Ingredients:
- 1 lb lean ground beef
- 1 lb ground pork
- 1/2 cup panko breadcrumbs
- 1/4 cup whole milk
- 1 large egg
- 2 cloves garlic, minced
- 1 tsp ground allspice
- 1/4 tsp ground nutmeg
- 1 tsp salt
- 1/2 tsp black pepper
- 1 tbsp oil
- 4 tbsp unsalted butter
- 1/4 cup all-purpose flour
- 2 cups beef stock
- 1 cup heavy cream
- 1 tbsp Worcestershire sauce
- 1 tsp Dijon mustard
Instructions:
- Hydrate the panko. In a large bowl, combine the milk and panko breadcrumbs. Let them sit for a few minutes to soak up the liquid. Note: This is the secret to the tenderness.
- Mix the base. Stir in the ground beef, ground pork, egg, minced garlic, allspice, nutmeg, salt, and black pepper. Mix by hand until just combined. Stop the moment you don't see any more streaks of egg.
- Roll the meatballs. Scoop about 1.5 tablespoons of mixture and roll it into a 1 inch ball between your palms.

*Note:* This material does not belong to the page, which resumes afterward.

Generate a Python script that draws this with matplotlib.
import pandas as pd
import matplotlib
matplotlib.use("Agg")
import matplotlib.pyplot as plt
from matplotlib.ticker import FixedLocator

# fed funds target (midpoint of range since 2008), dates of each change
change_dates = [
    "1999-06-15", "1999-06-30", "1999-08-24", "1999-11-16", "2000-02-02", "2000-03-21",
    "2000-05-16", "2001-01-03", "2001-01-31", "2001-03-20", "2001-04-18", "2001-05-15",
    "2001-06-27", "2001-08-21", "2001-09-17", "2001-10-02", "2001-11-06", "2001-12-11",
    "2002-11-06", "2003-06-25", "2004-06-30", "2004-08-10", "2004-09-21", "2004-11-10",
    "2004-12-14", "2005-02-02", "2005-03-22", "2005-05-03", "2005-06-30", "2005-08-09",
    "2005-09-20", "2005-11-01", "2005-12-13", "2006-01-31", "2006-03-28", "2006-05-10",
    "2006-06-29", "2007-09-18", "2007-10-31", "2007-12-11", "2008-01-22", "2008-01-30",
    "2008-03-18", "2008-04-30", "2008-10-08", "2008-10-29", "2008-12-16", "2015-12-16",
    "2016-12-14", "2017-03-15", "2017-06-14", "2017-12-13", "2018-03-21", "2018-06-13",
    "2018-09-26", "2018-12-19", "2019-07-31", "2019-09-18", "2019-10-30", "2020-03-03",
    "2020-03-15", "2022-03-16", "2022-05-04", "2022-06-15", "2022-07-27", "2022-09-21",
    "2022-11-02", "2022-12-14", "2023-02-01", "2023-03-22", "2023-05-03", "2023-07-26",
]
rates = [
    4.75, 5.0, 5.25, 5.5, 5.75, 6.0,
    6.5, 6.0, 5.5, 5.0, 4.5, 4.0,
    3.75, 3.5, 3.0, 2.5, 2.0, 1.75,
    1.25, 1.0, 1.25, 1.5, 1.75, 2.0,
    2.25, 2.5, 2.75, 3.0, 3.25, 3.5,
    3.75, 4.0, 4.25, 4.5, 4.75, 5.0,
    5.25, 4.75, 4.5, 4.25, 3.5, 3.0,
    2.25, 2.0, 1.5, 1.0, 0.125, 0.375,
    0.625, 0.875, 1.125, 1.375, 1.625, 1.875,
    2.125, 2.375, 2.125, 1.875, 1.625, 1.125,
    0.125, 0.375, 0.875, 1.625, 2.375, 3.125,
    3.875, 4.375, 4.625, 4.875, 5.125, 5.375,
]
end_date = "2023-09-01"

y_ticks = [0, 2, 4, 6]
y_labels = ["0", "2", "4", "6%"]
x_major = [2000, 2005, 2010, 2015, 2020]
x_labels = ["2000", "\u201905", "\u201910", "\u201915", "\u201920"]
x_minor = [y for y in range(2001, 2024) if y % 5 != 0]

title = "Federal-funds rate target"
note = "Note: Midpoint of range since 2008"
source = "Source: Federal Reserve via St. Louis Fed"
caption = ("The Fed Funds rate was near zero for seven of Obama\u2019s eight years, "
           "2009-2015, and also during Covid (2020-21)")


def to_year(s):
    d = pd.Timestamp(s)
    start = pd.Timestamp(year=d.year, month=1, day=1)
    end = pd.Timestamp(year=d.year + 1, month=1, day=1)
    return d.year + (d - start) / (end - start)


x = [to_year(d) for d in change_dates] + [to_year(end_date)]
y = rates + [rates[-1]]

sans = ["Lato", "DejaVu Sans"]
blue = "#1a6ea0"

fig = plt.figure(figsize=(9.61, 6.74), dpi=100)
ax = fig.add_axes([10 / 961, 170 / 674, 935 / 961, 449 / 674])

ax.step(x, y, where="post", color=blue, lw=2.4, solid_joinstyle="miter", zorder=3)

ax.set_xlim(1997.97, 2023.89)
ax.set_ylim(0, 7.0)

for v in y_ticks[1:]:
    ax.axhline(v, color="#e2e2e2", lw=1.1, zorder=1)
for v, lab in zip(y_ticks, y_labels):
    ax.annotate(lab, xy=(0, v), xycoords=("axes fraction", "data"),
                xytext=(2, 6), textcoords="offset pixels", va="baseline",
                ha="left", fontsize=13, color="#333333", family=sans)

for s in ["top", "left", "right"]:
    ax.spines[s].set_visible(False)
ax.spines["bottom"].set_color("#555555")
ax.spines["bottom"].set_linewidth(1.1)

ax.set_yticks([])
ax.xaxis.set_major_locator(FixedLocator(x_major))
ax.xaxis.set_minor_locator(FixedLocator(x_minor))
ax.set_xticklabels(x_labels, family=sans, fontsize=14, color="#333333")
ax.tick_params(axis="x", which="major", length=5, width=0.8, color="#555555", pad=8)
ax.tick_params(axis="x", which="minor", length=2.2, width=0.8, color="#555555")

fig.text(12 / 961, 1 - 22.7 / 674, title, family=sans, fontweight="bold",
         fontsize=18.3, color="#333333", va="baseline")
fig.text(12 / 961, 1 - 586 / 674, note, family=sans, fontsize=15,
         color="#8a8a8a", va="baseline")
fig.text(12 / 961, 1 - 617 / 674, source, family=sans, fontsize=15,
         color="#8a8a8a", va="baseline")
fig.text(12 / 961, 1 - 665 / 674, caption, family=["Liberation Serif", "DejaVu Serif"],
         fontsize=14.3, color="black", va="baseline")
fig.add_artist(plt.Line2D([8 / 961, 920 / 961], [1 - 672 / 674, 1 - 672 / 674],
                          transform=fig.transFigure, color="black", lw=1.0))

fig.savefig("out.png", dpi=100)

- Sear for color. Heat 1 tablespoon of oil in a large skillet over medium high heat. Add the meatballs in batches. Cook 3-5 mins until they develop a mahogany colored crust on all sides. Remove them to a plate.
- Start the roux. In the same skillet (don't wash out those brown bits!), melt the unsalted butter. Whisk in the all purpose flour and cook for 2 minutes until the mixture smells nutty and looks golden.
- Deglaze the pan. Slowly pour in the beef stock while whisking constantly. This prevents lumps from forming.
- Finish the sauce. Stir in the heavy cream, Worcestershire sauce, and Dijon mustard.
- Simmer and glaze. Return the meatballs to the pan. Simmer for 10-15 minutes until the sauce is thick and glossy and meatballs reach an internal temperature of 160°F (71°C).